"Quero imaginar sob que novos traços o despotismo poderia produzir-se no mundo... Depois de ter colhido em suas mãos poderosas cada indivíduo e de moldá-los a seu gosto, o governo estende seus braços sobre toda a sociedade... Não quebra as vontades, mas as amolece, submete e dirige... Raramente força a agir, mas opõe-se sem cessar a que se aja; não destrói, impede que se nasça; não tiraniza, incomoda, oprime, extingue, abestalha e reduz enfim cada nação a não ser mais que um rebanho de animais tímidos, do qual o governo é o pastor. (...)
A imprensa é, por excelência, o instrumento democrático da liberdade." Alexis de Tocqueville
(1805-1859)

"A democracia é a pior forma de governo imaginável, à exceção de todas as outras que foram experimentadas." Winston Churchill.

sexta-feira, 21 de outubro de 2016

PEC DO TETO DO GOVERNO NEM ROÇA PROBLEMAS ESTRUTURAIS DO BRASIL

O principal problema do teto de gastos, se for definitivamente aprovado pelo Congresso, não é que leve a uma redução das verbas para setores como saúde e educação. Seria, de fato, um problemão, mas há dúvidas consistentes sobre a inevitabilidade da redução.

Além disso, políticos não costumam se suicidar, cortando verbas que o eleitorado costuma reivindicar. No fim do dia, acabarão por dar um jeitinho: ou cortarão em outros itens orçamentários ou derreterão, de alguma maneira, a rigidez do teto, o que seria mais coerente com o histórico do PMDB e do centrão, majoritários no Congresso.

Por tudo isso, o principal problema é que o teto não estabelece nem mesmo um piso para o crescimento da economia, que, bem feitas as contas, é o verdadeiro nó.

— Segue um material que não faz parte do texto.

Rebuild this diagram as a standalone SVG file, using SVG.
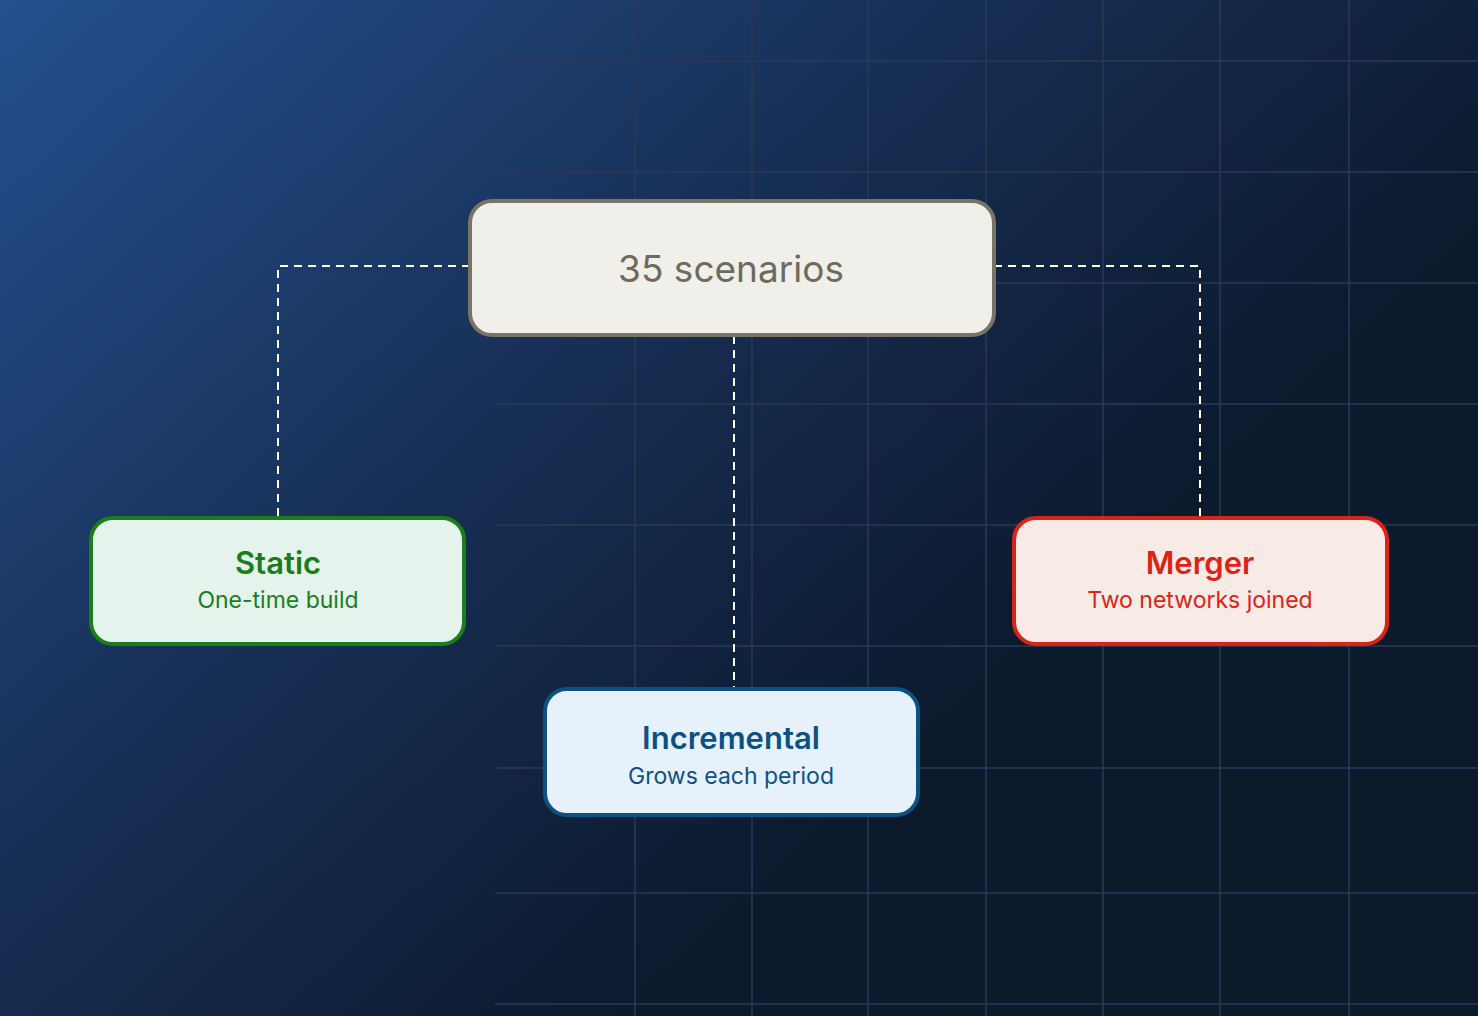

Qual seria então o ponto a ser atacado? Recorro a Gray Newman, professor adjunto na Escola de Assuntos Públicos e Internacionais da Universidade Columbia, ex-diretor-gerente e economista-chefe para a América Latina do banco Morgan Stanley.

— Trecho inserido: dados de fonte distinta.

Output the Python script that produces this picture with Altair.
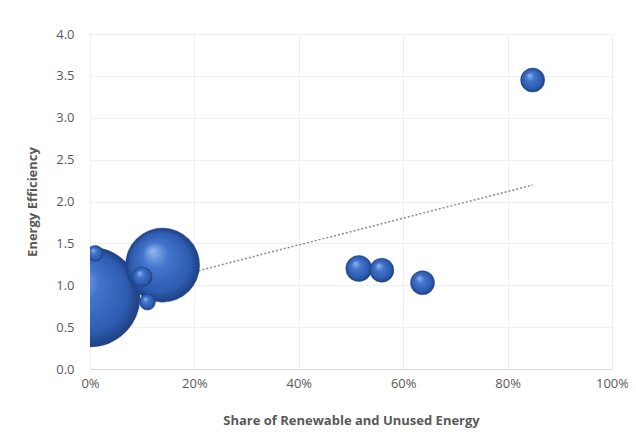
import altair as alt
import pandas as pd

# data
share = [0.0, 0.01, 0.10, 0.11, 0.139, 0.515, 0.559, 0.637, 0.848]
efficiency = [0.86, 1.38, 1.10, 0.80, 1.24, 1.20, 1.18, 1.03, 3.45]
volume = [2500, 64, 100, 64, 1370, 170, 145, 145, 145]

df = pd.DataFrame({"share": share, "eff": efficiency, "vol": volume})

x_ticks = [0, 0.2, 0.4, 0.6, 0.8, 1.0]
y_ticks = [0, 0.5, 1.0, 1.5, 2.0, 2.5, 3.0, 3.5, 4.0]

FONT = "Open Sans"
GREY = "#595959"

x_enc = alt.X("share:Q", scale=alt.Scale(domain=[0, 1], nice=False),
              axis=alt.Axis(values=x_ticks, format=".0%", labelFlush=False,
                            title="Share of Renewable and Unused Energy"))
y_enc = alt.Y("eff:Q", scale=alt.Scale(domain=[0, 4], nice=False),
              axis=alt.Axis(values=y_ticks, format=".1f", labelFlush=False,
                            title="Energy Efficiency"))

sphere = alt.RadialGradient(
    gradient="radial",
    x1=0.36, y1=0.3, r1=0.0,
    x2=0.5, y2=0.5, r2=0.5,
    stops=[
        alt.GradientStop(offset=0.0, color="#93b8ee"),
        alt.GradientStop(offset=0.35, color="#4375cc"),
        alt.GradientStop(offset=0.8, color="#2d5cb0"),
        alt.GradientStop(offset=1.0, color="#1f3f80"),
    ],
)

trend = alt.Chart(df).transform_regression("share", "eff").mark_line(
    color="#8a8a8a", strokeDash=[2, 2], strokeWidth=1.5, clip=True
).encode(x=x_enc, y=y_enc)

bubbles = alt.Chart(df).mark_point(
    shape="circle", filled=True, fill=sphere, opacity=1, clip=True,
    stroke="#234a93", strokeWidth=0.5
).encode(
    x=x_enc,
    y=y_enc,
    size=alt.Size("vol:Q", scale=alt.Scale(domain=[0, 2500], range=[0, 10000]), legend=None),
    order=alt.Order("vol:Q", sort="descending"),
)

chart = alt.layer(trend, bubbles).properties(
    width=522, height=335,
    padding={"left": 82, "top": 26, "right": 16, "bottom": 62},
    autosize=alt.AutoSizeParams(type="none"),
    background="white",
).configure_view(stroke=None).configure_axis(
    labelFont=FONT, titleFont=FONT, labelColor=GREY, titleColor=GREY,
    labelFontSize=13, titleFontSize=13, titleFontWeight="bold",
    grid=True, gridColor="#efefef", domainColor="#d9d9d9", ticks=False,
).configure_axisY(domain=False, titlePadding=16, labelPadding=16).configure_axisX(
    titlePadding=24, labelPadding=8)

chart.save("out.html", embed_options={"renderer": "svg", "actions": False})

"O maior obstáculo para o crescimento do Brasil tem muitas faces, mas pode ser resumido em uma única palavra: produtividade", escreve Newman em capítulo de recente livro sobre a economia brasileira, adaptado para o número mais recente da Americas Quarterly.

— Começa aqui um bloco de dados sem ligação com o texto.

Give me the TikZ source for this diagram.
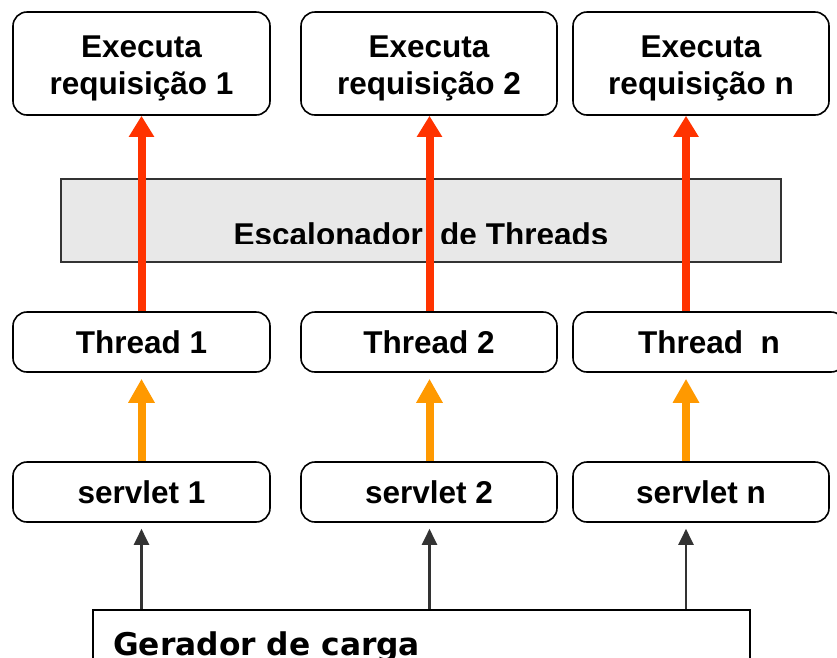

Os dados que Newman esgrime para sustentar sua tese são de fato impressionantes, já resumidos nesta Folha, aliás, a propósito do índice de competitividade global do Fórum Econômico Mundial, muito recente.

Há três pontas no problema. A eles:

1 - Capital humano - A qualidade do ensino básico brasileiro, cronicamente deficiente, ficou na 132ª colocação em 140 países, no ranking do Fórum. É sempre bom lembrar que, no ensino superior, o desempenho não é exatamente brilhante.

2 - Capital físico - A qualidade das estradas brasileiras ficou no 121º lugar no ranking, e a dos portos, no 120º, o que, comenta Newman, "representa um enorme desafio aos agricultores para o que deveria ser um dos pontos fortes do Brasil —suas exportações agrícolas".

3 - Ambiente regulatório - Pesquisa do Banco Mundial coloca o Brasil na 174ª colocação entre 189 economias quando se trata de começar um negócio, e na 178ª colocação em dificuldade de pagar impostos.

Conclui o economista: "Meu medo é que a maioria dos planos macroeconômicos e propostas sendo discutidos hoje provavelmente tenha pouco efeito sobre a trajetória de crescimento de longo prazo do Brasil, se essas barreiras, certamente mais importantes, não forem removidas".

Outro ponto a propósito do teto é esgrimido por economistas ortodoxos como Monica de Bolle e Felipe Salto, em artigo para o blogue do último: argumentam que um deficit primário (fora juros da dívida) de 2% a 3% do PIB já bastaria para estabilizar a dívida (que é o grande objetivo do teto).

Perguntam: "De que serve, então, aprovar regra que produz um primário de quase 6,5% do PIB ao final de 20 anos?" [que é o que calculam que o teto entregará, tal como está desenhado].